Mass General Brigham is attempting to address racial disparities in maternal mortality rates by pairing pregnant women with free birth doula services. Mass General Brigham’s Birth Partners Program focuses on Black and Indigenous first-time parents in an effort to reduce birth and postpartum complications, from cesarean sections to postpartum depression.

“Compared to many high-income countries, the United States has really poor outcomes when it comes to maternal mortality and maternal morbidity, so we sort of rank last when compared to many other developed countries,” Dr. Allison Bryant, a maternal fetal medicine specialist at Mass General Hospital and senior medical director for health equity, quality and patient experience, told Boston Public Radio.
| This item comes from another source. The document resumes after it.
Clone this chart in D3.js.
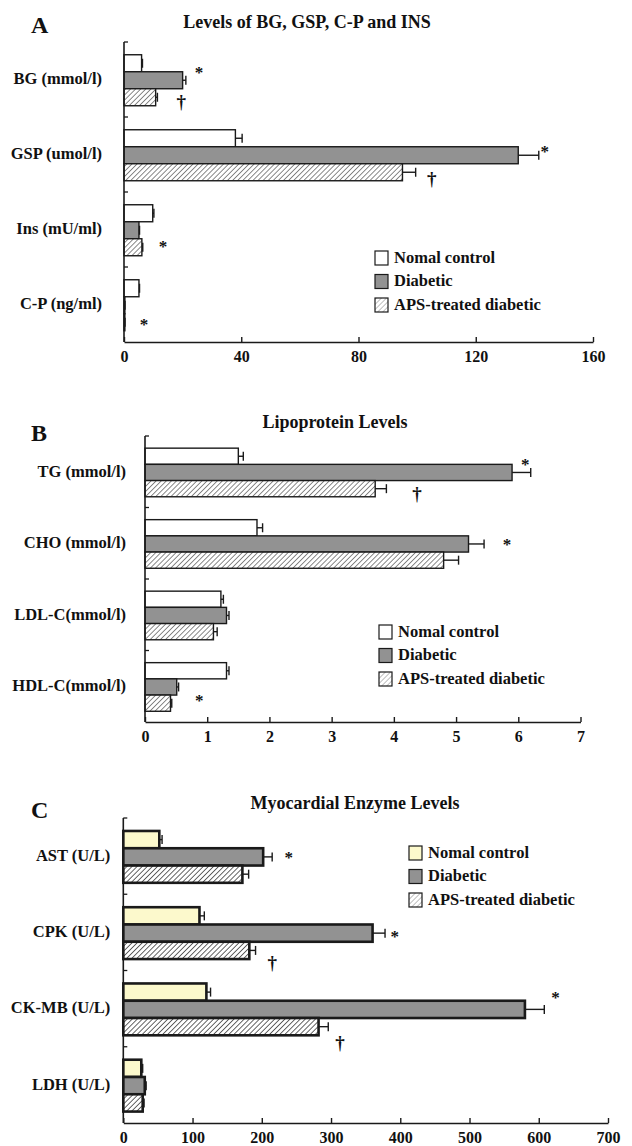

“The tragedy is that our populations have disparate outcomes,” Bryant added. ”In particular, our Black and Indigenous birthing people are much more likely to have maternal morbidities, or to be sick in the context of their pregnancies, or to die in the context of their pregnancies or in the year following.”

Patients who qualify for the Birth Partners Program can enter a lottery in their third trimester. If they’re selected for the program, patients are paired with a doula that will attend two prenatal visits, the birth, and two home visits in the postpartum period.

Birth doulas — whose popularity have skyrocketed in recent years — provide nonmedical physical, emotional and informational guidance and support to families both during and after pregnancy. The duties of a doula range from bridging the gap between mothers and doctors in medical settings to serving as emotional support in the postpartum period.

But even as doulas have become more popular, they remain inaccessible to every patient who may want that type of support. Caregivers typically aren’t covered by health insurance. In addition, due to the overwhelmingly white doula workforce, finding a caregiver with similar racial or linguistic backgrounds can be difficult.

Patients in the Mass General Brigham program are matched with a doula who can best fit their needs, free of charge.

“We know from a lot of data around the world that in fact, these birth doulas actually help to improve our patient outcomes,” Dr. Nicole Smith, a maternal fetal medicine specialist at Brigham and Women’s Hospital. “Having a birth doula with you decreases your likelihood of needing to have a C-section, for example, and that’s pretty exciting.”